Ah – yes ‘meanings’ and hemeneutics enters Irish economics discourse ….. and discovering all these ‘known unknowns’ …… and insufficient data/information on emerging Naa-Maa such that experts on this blog have difficulty in interpretation at the figure/fact level ….(fascinating)….. and mischief …….. and political spin …. incredible stuff! Keep up the work.

Globally – it is business as usual (and we are now laggards within it) – a return to the ‘warped’ system circa 2006 and we will all be back to where we started in the near future. Discourse on regulation etc will diminish ……. and forgetfullness and silence rather than enforcement will be suggested as pragmatic ………….

Have we seen any increase in funding/resources etc to Office of the Director of Corporate Enforcement – how about 5% of the 7 billion to signal some seriouness on ‘governance’ etc as the ‘cowboys’ once again sail off into the sunset with their saddle bags gilded in the now with future citizen/taxpayer debt.
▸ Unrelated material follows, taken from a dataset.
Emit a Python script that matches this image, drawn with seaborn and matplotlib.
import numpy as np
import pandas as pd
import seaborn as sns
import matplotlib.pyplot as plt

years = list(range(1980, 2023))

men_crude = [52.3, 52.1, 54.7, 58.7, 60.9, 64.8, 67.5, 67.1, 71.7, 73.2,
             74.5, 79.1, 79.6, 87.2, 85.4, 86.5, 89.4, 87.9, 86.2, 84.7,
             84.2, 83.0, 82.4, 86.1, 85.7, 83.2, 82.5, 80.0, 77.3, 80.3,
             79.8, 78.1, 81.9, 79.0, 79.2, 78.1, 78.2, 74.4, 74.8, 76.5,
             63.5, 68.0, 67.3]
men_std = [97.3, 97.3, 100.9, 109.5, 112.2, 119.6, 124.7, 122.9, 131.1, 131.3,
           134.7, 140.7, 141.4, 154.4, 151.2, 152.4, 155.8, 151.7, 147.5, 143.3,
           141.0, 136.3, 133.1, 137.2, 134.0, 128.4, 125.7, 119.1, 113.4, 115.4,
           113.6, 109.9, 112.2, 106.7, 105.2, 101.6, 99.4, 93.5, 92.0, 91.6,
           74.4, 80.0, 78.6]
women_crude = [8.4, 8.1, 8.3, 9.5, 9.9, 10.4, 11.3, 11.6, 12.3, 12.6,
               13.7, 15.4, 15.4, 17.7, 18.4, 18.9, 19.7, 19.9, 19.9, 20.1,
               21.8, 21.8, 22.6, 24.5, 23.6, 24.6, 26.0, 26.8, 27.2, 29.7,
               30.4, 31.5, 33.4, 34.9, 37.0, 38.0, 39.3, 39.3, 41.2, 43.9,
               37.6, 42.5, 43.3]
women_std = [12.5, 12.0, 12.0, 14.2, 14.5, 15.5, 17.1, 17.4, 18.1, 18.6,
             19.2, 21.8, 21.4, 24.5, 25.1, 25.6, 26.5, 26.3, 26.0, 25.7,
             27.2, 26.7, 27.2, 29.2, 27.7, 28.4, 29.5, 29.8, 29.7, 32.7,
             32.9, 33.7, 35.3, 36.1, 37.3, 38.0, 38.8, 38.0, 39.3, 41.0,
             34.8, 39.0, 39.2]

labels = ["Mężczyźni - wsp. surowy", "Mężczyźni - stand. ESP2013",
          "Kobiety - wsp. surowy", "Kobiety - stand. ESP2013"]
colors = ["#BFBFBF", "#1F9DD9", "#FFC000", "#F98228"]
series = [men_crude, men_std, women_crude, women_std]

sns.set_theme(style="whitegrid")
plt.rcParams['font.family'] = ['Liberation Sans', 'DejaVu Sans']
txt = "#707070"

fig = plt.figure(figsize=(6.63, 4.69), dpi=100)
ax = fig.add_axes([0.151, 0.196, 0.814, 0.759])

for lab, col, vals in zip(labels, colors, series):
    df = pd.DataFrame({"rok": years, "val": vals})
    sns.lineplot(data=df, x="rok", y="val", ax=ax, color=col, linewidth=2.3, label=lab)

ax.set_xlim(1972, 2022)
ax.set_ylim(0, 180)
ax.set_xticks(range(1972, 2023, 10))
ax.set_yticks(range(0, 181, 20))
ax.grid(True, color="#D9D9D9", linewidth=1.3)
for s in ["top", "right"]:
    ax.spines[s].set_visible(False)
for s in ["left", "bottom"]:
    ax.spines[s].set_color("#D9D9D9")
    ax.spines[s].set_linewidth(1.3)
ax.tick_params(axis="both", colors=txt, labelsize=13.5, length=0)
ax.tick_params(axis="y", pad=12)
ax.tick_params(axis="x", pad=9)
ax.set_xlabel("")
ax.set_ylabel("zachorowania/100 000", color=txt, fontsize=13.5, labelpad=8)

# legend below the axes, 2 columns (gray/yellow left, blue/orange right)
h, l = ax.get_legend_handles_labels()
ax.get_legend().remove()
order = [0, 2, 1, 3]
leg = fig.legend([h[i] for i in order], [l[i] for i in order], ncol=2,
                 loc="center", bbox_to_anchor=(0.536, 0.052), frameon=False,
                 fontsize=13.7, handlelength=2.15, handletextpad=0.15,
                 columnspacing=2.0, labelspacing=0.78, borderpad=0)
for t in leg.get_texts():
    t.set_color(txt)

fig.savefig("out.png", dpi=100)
Here are my predictions for Nama
1. They will go in and discover things were worse than they thought – hopefully at the loan due diligence stage before they pay. This is a fairly regular occurence in the world of financial reporting – drip feed the bad news. It’s part of the don’t scare the horses scenario.
2. As pointed out these are loans not actual property Nama is acquiring. Wait till we find the security wasn’t properly in place or is a bit hazy or double committed. Trigger lots of legal cases as the big developers try to come out of this with as much money intact as they can.
3. Only loans >€5m are going to Nama. This excludes the thousands of amateur property investing Joe Public at home and abroad. BOI increased their provisions yesterday and will do so again and again. Nama II is on its way.
4. Lots of stories on Joe Duffy about how the banks won’t lend to support businesses through the bad times and huffing and puffing on radio and in the newspapers.
5. Nama needs new premises as its cost expands and goes on for longer than the average tribunal.
6. The government will end up owning a lot more of the banks than they do now.

When I read contributions like Padraigh’s above claiming to be so concerned about the taxpayer’s interest, two thoughts come to mind.

1. The preference share\warrant deal that Padraigh is so enthusiastic about involved the state paying €7 billion to potentially acquire a 25% stake in two banks that could have been purchased off the open market at the time for €1 billion. Great deal.

2. Anglo is indeed an extraordinarily expensive regulatory failure for the Irish state. But remember that if it hadn’t been nationalised, guys like Padraigh would be on here now telling us we need to pay a high enough price to Seanie and David so that they can keep their bank in private ownership.